AFA awards honor CCS teacher Dawson
Sherilyn Dawson received the Air Force Association local chapter Gen. Bruce Holloway Teacher of the Year Award and AFA’s State Teacher of the Year Award.
“Ms. Dawson won both awards based on her aerospace education instruction the past school year to both elementary and high school students,” AFA Lt. Col. Dave Garner stated in a press release.
Garner, a representative of the Bruce Holloway Chapter of AFA and Tennessee Wing of the Civil Air Patrol, further stated, “Ms. Dawson used STEM kits provided by the Civil Air Patrol to enhance her instruction with ‘hands on’ STEM lessons in aerospace science, robotics and space science, including a high-altitude balloon launch and recovery.”

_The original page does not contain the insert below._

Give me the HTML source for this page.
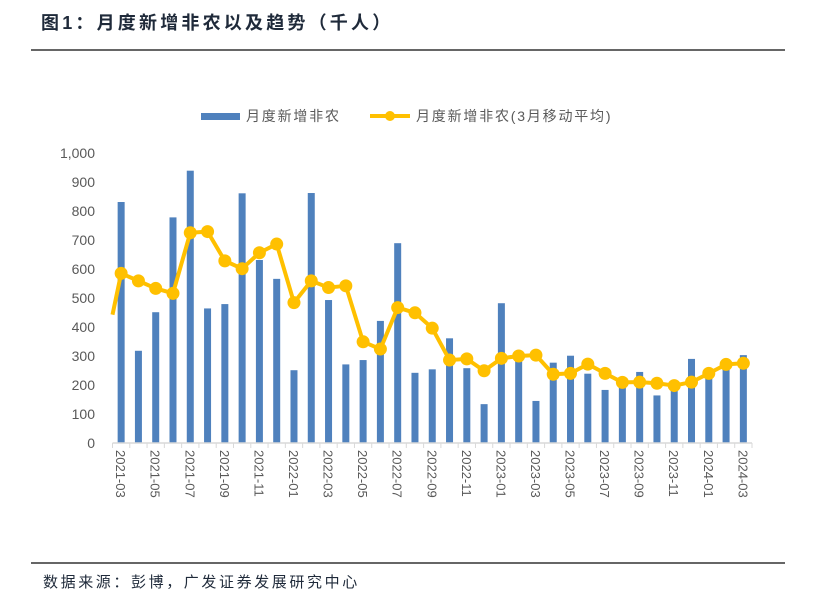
<!DOCTYPE html>
<html><head><meta charset="utf-8">
<style>
body{margin:0;background:#fff;width:814px;height:605px;overflow:hidden;font-family:"Liberation Sans","Noto Sans CJK SC",sans-serif;}
</style></head>
<body>
<svg width="814" height="605" viewBox="0 0 814 605" xmlns="http://www.w3.org/2000/svg">
<text x="41" y="29" font-size="18" font-weight="bold" letter-spacing="3.2" fill="#1f2a3a" font-family="Liberation Sans,Noto Sans CJK SC,sans-serif">图1：月度新增非农以及趋势（千人）</text>
<line x1="31" y1="50" x2="785" y2="50" stroke="#333" stroke-width="1.5"/>
<g>
<rect x="201" y="113" width="39" height="7" fill="#4f81bd"/>
<text x="246" y="121" font-size="14" letter-spacing="1.8" fill="#595959">月度新增非农</text>
<line x1="370" y1="116" x2="410" y2="116" stroke="#ffc000" stroke-width="4"/>
<circle cx="390" cy="116" r="5" fill="#ffc000"/>
<text x="416" y="121" font-size="14" letter-spacing="1.8" fill="#595959">月度新增非农(3月移动平均)</text>
</g>
<g id="plot"></g>
<line x1="31" y1="563" x2="785" y2="563" stroke="#333" stroke-width="1.5"/>
<text x="43" y="587" font-size="15" letter-spacing="2.6" fill="#1f2a3a">数据来源：彭博，广发证券发展研究中心</text>
</svg>
<script>
const months=["2021-03","2021-04","2021-05","2021-06","2021-07","2021-08","2021-09","2021-10","2021-11","2021-12","2022-01","2022-02","2022-03","2022-04","2022-05","2022-06","2022-07","2022-08","2022-09","2022-10","2022-11","2022-12","2023-01","2023-02","2023-03","2023-04","2023-05","2023-06","2023-07","2023-08","2023-09","2023-10","2023-11","2023-12","2024-01","2024-02","2024-03"];
const payrolls=[831,318,451,778,939,464,479,861,631,566,251,862,493,271,286,421,689,242,254,361,258,134,482,286,145,277,301,239,183,210,245,164,180,290,230,260,303];
const movingAvg=[585,559,533,516,725,729,628,601,656,686,484,559,536,542,349,324,467,449,396,286,290,249,292,300,303,237,240,272,240,209,210,206,198,210,240,271,275];
const priorAvg=300;
const yTicks=[0,100,200,300,400,500,600,700,800,900,1000];
const yTickLabels=["0","100","200","300","400","500","600","700","800","900","1,000"];

const NS="http://www.w3.org/2000/svg";
const plot=document.getElementById('plot');
const x0=112.5,x1=752,y0=443,yTop=153;
const step=(x1-x0)/months.length;
const xc=i=>x0+step*(i+0.5);
const yv=v=>y0-(v/1000)*(y0-yTop);
function mk(tag,attrs){const e=document.createElementNS(NS,tag);for(const k in attrs)e.setAttribute(k,attrs[k]);plot.appendChild(e);return e;}

yTicks.forEach((t,i)=>{
  const tx=mk('text',{x:95,y:yv(t)+5,'font-size':14,fill:'#595959','text-anchor':'end'});
  tx.textContent=yTickLabels[i];
  
  
});
payrolls.forEach((v,i)=>{
  const r=mk('rect',{x:xc(i)-3.5,y:yv(v),width:7,height:y0-yv(v),fill:'#4f81bd'});
  
  
});
const ax=mk('line',{x1:x0,y1:y0,x2:x1,y2:y0,stroke:'#d9d9d9','stroke-width':1.5});


for(let i=0;i<=months.length;i++){
  const tk=mk('line',{x1:x0+step*i,y1:y0,x2:x0+step*i,y2:y0+5,stroke:'#d9d9d9'});
  
  
}
months.forEach((m,i)=>{
  if(i%2)return;
  const tx=mk('text',{x:0,y:0,'font-size':13,fill:'#595959',transform:`translate(${xc(i)-5},450) rotate(90)`});
  tx.textContent=m;
  
  
});
let d=`M${x0},${yv(priorAvg)+(yv(movingAvg[0])-yv(priorAvg))*(x0-(xc(0)-step))/step} `;
d+=movingAvg.map((v,i)=>`L${xc(i)},${yv(v)}`).join(' ');
const ln=mk('path',{d:d,fill:'none',stroke:'#ffc000','stroke-width':4,'stroke-linejoin':'round'});


movingAvg.forEach((v,i)=>{
  const c=mk('circle',{cx:xc(i),cy:yv(v),r:6.5,fill:'#ffc000'});
  
  
});
</script>
</body></html>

That project involved her fourth-grade through high-school age students who worked together on the NASA-funded Pellissippi State and Maryville College’s High Altitude Balloon Launch to record last year’s total solar eclipse.
Dawson received the awards from Garner and AFA Lt. Col. Gary Lynn of Tennessee Wing Civil Air Patrol at an assembly last month at CCS.
“Having them come to our school and present the award, and knowing it would mean I was being considered for a national award, was very humbling,” Dawson said.
Based on receiving those awards, Dawson was accepted into this year’s Metropolitan Knoxville Airport Authority McGhee Tyson Aviation Academy, which runs for five weeks this summer.
She also was honored last year when she earned the 2017 Tennessee Wing Civil Air Patrol Aerospace Teacher of the Year award.
Dawson said she has “always been enthusiastic about science and related fields. I majored in chemistry and always had a love for computers and enjoyed rebuilding them on my own.”
That interest made a natural progression into STEM and STEAM (which includes the arts) teaching, which she sees as a “whole body” of learning to empower the students themselves to ultimately be the teachers.
“I encourage my students to figure out the problems, then be able to tackle the next ones,” she said.
STEM “is all about putting tools in the kids hands,” Dawson said, adding she sponsors a fishing club to help enhance science skills, and also brings in current events.
“Everything is fair game” in helping her students learn.
She has been at CCS since 2005. “The joy I get from teaching kids far exceeds anything else I have ever done in my life,” said Dawson, who also teaches at Oak Ridge Associated Universities.